Daphné BIIGA NWANAK
Comédienne

Daphné a reçu une bourse afin de l'aider à suivre ses études au Théâtre National de Strasbourg.

Quel est votre parcours artistique ?
Je débute le théâtre à l'Ecole de la Comédie de Reims, que je suis parallèlement à mes études de philosophie en classe préparatoire littéraire, puis je deviens actrice à Paris. J'y fais des rencontres décisives avec des metteurs en scène tels que Bob Wilson ou Maxime Kurvers. J'achève mon étude de la philosophie à l'Ecole des Hautes Etudes en Sciences Sociales. Je ne me satisfaits plus de ma position d'interprète et intègre l'Ecole du Théâtre National de Strasbourg. Je fais alors le vœux d'y développer mes propres outils de jeu, écrire mes pièces. Je souhaite que ma position d'actrice m'offre un espace de création équivalent à celui des auteurs, metteurs en scène avec qui je dialogue. Mon parcours artistique est ainsi celui d'une jeune femme qui n'a de cesse de chercher la manière la plus juste de prendre la parole, en se demandant sans cesse "comment dire". Je vois mon parcours artistique comme étant une suite de rencontres avec l'Art, rencontres que je ne fais pas nécessairement en tant qu'artiste. J'ai par ailleurs remarqué que "les plus grands", metteurs en scène particulièrement, étaient surtout de grands spectateurs. Mon parcours artistique est donc aussi Jérôme Bel, Guy Debord, Aimé Césaire, Jeanne Moreau, Rainer Maria Rilke, Walter Benjamin, Jimi Hendrix, Charlotte Salomon, Antony and the Johnson, Maguy Marin, Jacques Demy, Bob Wilson, Michel Foucault, Sylvia Plath, Marie-Agnès Gillot, Edouard Levé, Paul Eluard, Spike Lee, Stéphane Breton, Cheikh Hamidou Kane, Jorge Luis Borges, Maurice Maeterlinck, Sophie Calle, James Baldwin, Bruno Meyssat, Marie Ndiaye, Pol Bury, Jean-Pierre Léaud, Samuel Beckett, Jean Rouch, Shirley Clarke, Georges Perec, Eliane Radigue, Claude Simon, Pina Bausch, Hildegarde de Bingen, Miles Davis, Michel Foucault, Tadeusz Kantor, Walter Benjamin, Alain Platel, Delphine Seyrig, Brigitte Fontaine, Christophe Tarkos, Klaus Michael Grüber, Valérie Dréville, John Cage, Chris Marker, Fernando Pessoa, Berthold Brecht, Hölderlin et mon père. 
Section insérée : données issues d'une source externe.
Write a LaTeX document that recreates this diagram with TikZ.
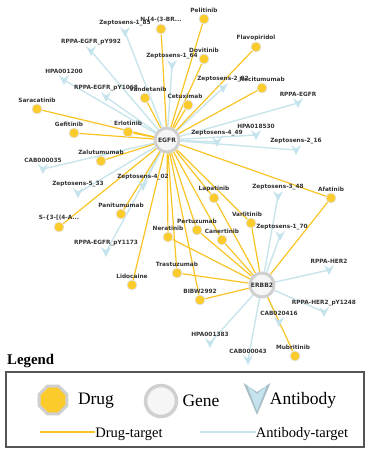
\documentclass[tikz,border=0pt]{standalone}
\usepackage{fontspec}
\setmainfont{Liberation Serif}
\newfontfamily\netfont{DejaVu Sans}
\usepackage{tikz}
\usetikzlibrary{shapes.geometric,backgrounds}
\definecolor{drugy}{HTML}{FBCB2B}
\definecolor{drugring}{HTML}{E4E4E4}
\definecolor{drugline}{HTML}{F8C423}
\definecolor{abfill}{HTML}{C4E3EC}
\definecolor{abedge}{HTML}{A9BFC5}
\definecolor{abline}{HTML}{C8E5EC}
\definecolor{genering}{HTML}{D0D0D0}
\definecolor{genefill}{HTML}{F6F6F6}
\definecolor{labgray}{HTML}{333333}
\definecolor{boxgray}{HTML}{555555}
\tikzstyle{lab}=[font=\netfont\bfseries\fontsize{5.8}{6}\selectfont, text=labgray, inner sep=0.8pt]
\tikzstyle{drug}=[circle, fill=drugy, draw=drugring, line width=0.8pt, minimum size=10pt, inner sep=0pt]
\tikzstyle{gene}=[circle, fill=genefill, draw=genering, line width=3pt, minimum size=24pt, inner sep=0pt, font=\netfont\bfseries\fontsize{6}{6}\selectfont, text=labgray]
\tikzstyle{ab}=[minimum width=10pt, minimum height=10pt, inner sep=0pt, path picture={\fill[abfill] (path picture bounding box.north west) -- (path picture bounding box.south) -- (path picture bounding box.north east) -- ([yshift=-3.5pt]path picture bounding box.north) -- cycle;}]
\tikzstyle{drugtarget}=[draw=drugline, line width=1.2pt]
\tikzstyle{abtarget}=[draw=abline, line width=1.4pt]
\tikzstyle{legtext}=[font=\fontsize{17.5}{18}\selectfont, inner sep=0pt]
\tikzstyle{legsmall}=[font=\fontsize{14.5}{15}\selectfont, inner sep=0pt]

\begin{document}
\begin{tikzpicture}[x=1pt,y=-1pt]
\useasboundingbox (0,0) rectangle (368,450);
\node[gene] (egfr) at (167,140) {EGFR};
\node[gene] (erbb2) at (262,285) {ERBB2};
\node[drug, label={[lab]above:Pelitinib}] (pelitinib) at (204,19) {};
\node[drug, label={[lab]above:{N-[4-(3-BR...}}] (nbr) at (161,29) {};
\node[drug, label={[lab]above:Dovitinib}] (dovitinib) at (204,59) {};
\node[drug, label={[lab]above:Flavopiridol}] (flavopiridol) at (256,47) {};
\node[drug, label={[lab]above:Necitumumab}] (necitumumab) at (262,88) {};
\node[drug, label={[lab,xshift=3pt]above:Vandetanib}] (vandetanib) at (145,98) {};
\node[drug, label={[lab,xshift=-3pt]above:Cetuximab}] (cetuximab) at (188,105) {};
\node[drug, label={[lab]above:Saracatinib}] (saracatinib) at (37,109) {};
\node[drug, label={[lab,xshift=-5pt]above:Gefitinib}] (gefitinib) at (74,133) {};
\node[drug, label={[lab]above:Erlotinib}] (erlotinib) at (128,132) {};
\node[drug, label={[lab]above:Zalutumumab}] (zalutumumab) at (101,161) {};
\node[drug, label={[lab]above:Panitumumab}] (panitumumab) at (121,214) {};
\node[drug, label={[lab]above:{S-\{3-[(4-A...}}] (sthree) at (59,227) {};
\node[drug, label={[lab]above:Lidocaine}] (lidocaine) at (132,285) {};
\node[drug, label={[lab]above:Lapatinib}] (lapatinib) at (214,198) {};
\node[drug, label={[lab]above:Afatinib}] (afatinib) at (331,198) {};
\node[drug, label={[lab,xshift=-4pt]above:Varlitinib}] (varlitinib) at (251,223) {};
\node[drug, label={[lab]above:Pertuzumab}] (pertuzumab) at (197,230) {};
\node[drug, label={[lab]above:Canertinib}] (canertinib) at (222,240) {};
\node[drug, label={[lab]above:Neratinib}] (neratinib) at (168,237) {};
\node[drug, label={[lab]above:Trastuzumab}] (trastuzumab) at (177,273) {};
\node[drug, label={[lab]above:BIBW2992}] (bibw) at (200,300) {};
\node[drug, label={[lab,xshift=-2pt]above:Mubritinib}] (mubritinib) at (295,356) {};
\node[ab, label={[lab]above:Zeptosens-1\_85}] (zep185) at (125,32) {};
\node[ab, label={[lab]above:RPPA-EGFR\_pY992}] (py992) at (91,51) {};
\node[ab, label={[lab]above:HPA001200}] (hpa1200) at (64,80) {};
\node[ab, label={[lab]above:RPPA-EGFR\_pY1068}] (py1068) at (106,97) {};
\node[ab, label={[lab]above:Zeptosens-1\_64}] (zep164) at (172,65) {};
\node[ab, label={[lab]above:Zeptosens-2\_92}] (zep292) at (223,88) {};
\node[ab, label={[lab]above:RPPA-EGFR}] (rppaegfr) at (298,103) {};
\node[ab, label={[lab]above:HPA018530}] (hpa18530) at (256,135) {};
\node[ab, label={[lab]above:Zeptosens-4\_49}] (zep449) at (217,142) {};
\node[ab, label={[lab]above:Zeptosens-2\_16}] (zep216) at (296,150) {};
\node[ab, label={[lab]above:CAB000035}] (cab35) at (43,169) {};
\node[ab, label={[lab]above:Zeptosens-5\_33}] (zep533) at (78,193) {};
\node[ab, label={[lab]above:Zeptosens-4\_02}] (zep402) at (143,186) {};
\node[ab, label={[lab]above:RPPA-EGFR\_pY1173}] (py1173) at (106,252) {};
\node[ab, label={[lab]above:Zeptosens-3\_48}] (zep348) at (278,196) {};
\node[ab, label={[lab,xshift=2pt]above:Zeptosens-1\_70}] (zep170) at (280,236) {};
\node[ab, label={[lab]above:RPPA-HER2}] (rppaher2) at (329,270) {};
\node[ab, label={[lab]above:RPPA-HER2\_pY1248}] (py1248) at (324,312) {};
\node[ab, label={[lab]above:CAB020416}] (cab20416) at (279,322) {};
\node[ab, label={[lab]above:HPA001383}] (hpa1383) at (210,343) {};
\node[ab, label={[lab]above:CAB000043}] (cab43) at (248,360) {};
\begin{scope}[on background layer]
\foreach \a in {zep185,py992,hpa1200,py1068,zep164,zep292,rppaegfr,hpa18530,zep449,zep216,cab35,zep533,zep402,py1173}
  \draw[abtarget] (\a.center) -- (egfr);
\foreach \a in {zep348,zep170,rppaher2,py1248,cab20416,hpa1383,cab43}
  \draw[abtarget] (\a.center) -- (erbb2);
\foreach \d in {pelitinib,nbr,dovitinib,flavopiridol,necitumumab,vandetanib,cetuximab,saracatinib,gefitinib,erlotinib,zalutumumab,panitumumab,sthree,lidocaine,lapatinib,afatinib,varlitinib,pertuzumab,canertinib,neratinib,trastuzumab,bibw}
  \draw[drugtarget] (\d) -- (egfr);
\foreach \d in {lapatinib,afatinib,varlitinib,pertuzumab,canertinib,neratinib,trastuzumab,bibw,mubritinib}
  \draw[drugtarget] (\d) -- (erbb2);
\end{scope}
\node[anchor=west, inner sep=0pt, font=\bfseries\fontsize{14.8}{15}\selectfont] (legendtitle) at (7,361) {Legend};
\node[draw=boxgray, line width=1.2pt, minimum width=358pt, minimum height=75pt] (legendbox) at (185,409.5) {};
\node[regular polygon, regular polygon sides=8, fill=drugy, draw=genering, line width=3pt, minimum size=30pt, inner sep=0pt] (legdrug) at (53,400) {};
\node[legtext] (drugtext) at (96,401) {Drug};
\node[circle, fill=genefill, draw=genering, line width=3.5pt, minimum size=31pt, inner sep=0pt] (leggene) at (161,401) {};
\node[legtext] (genetext) at (201,401) {Gene};
\node[minimum width=27pt, minimum height=32pt, inner sep=0pt, path picture={\fill[abedge] (path picture bounding box.north west) -- (path picture bounding box.south) -- (path picture bounding box.north east) -- ([yshift=-9pt]path picture bounding box.north) -- cycle; \fill[abfill] ([xshift=3.5pt,yshift=-2pt]path picture bounding box.north west) -- ([yshift=4pt]path picture bounding box.south) -- ([xshift=-3.5pt,yshift=-2pt]path picture bounding box.north east) -- ([yshift=-11pt]path picture bounding box.north) -- cycle;}] (legab) at (257,399) {};
\node[legtext] (abtext) at (303,400) {Antibody};
\node[legsmall] (dtlabel) at (129,434) {Drug-target};
\node[legsmall] (atlabel) at (302,434) {Antibody-target};
\coordinate (dtstart) at (40,432);
\coordinate (atstart) at (200,432);
\draw[drugtarget] (dtstart) -- (dtstart -| dtlabel.west);
\draw[abtarget] (atstart) -- (atstart -| atlabel.west);
\end{tikzpicture}
\end{document}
Quel regard portez-vous aujourd'hui sur votre profession ?
Si je dois absolument penser l'Art comme une profession, je dirais que je suis frappée par la place qu'il occupe au sein de l'espace publique et possiblement contre l'opinion. Pour les plus grands artistes, en terme d'espace d'expression et d'influence, je pense que nous côtoyons et dépassons les professionnels de la politique, de la religion. L'actualité du geste qu'est la parole au théâtre, en cela, me fascine. Je ne sais si mon regard sur ma profession critique, demande, admire ou enquête. Il est néanmoins sûr que je la vois depuis cet endroit précis, ce teatron là : Comment usons-nous de ce pouvoir que la communauté nous laisse ? Il s'agit bien d'un regard, oui, car cette question est presque devenue un critère dans mon appréciation des spectacles.

Comment vous voyez-vous dans cinq ans ? Dans dix ans ?
Encore une question de spectatrice ! "Comment voir" !Je serai bien incapable de dire comment je me vois dans deux jours, dix ans ou six siècles. La vie a jusqu'ici eu plus d'imagination que moi. Elle m'a surpris et déconcerté chaque fois que je pensais pouvoir la comprendre, au point d'en formuler sa logique. La vie n'a aucune logique. J'espère seulement accueillir l'avenir avec une de plus en plus grande et rester consciente de combien mon parcours personnel est tributaire des circonstances dans lequel il est pris. Mon travail n'est pas indépendant de la situation écologique qui s'annonce, de Youtube, des violences policières, de la réflexion sur la question du genre, de la politique d'accueil des demandeurs d'asile, de l'influence des nouveaux téléphones sur l'écriture, de l'intermittence du spectacle et de la mort de Claude Lanzmann. Je me vois simplement continuer à vieillir, rivée au rythme de la vieillesse du monde même.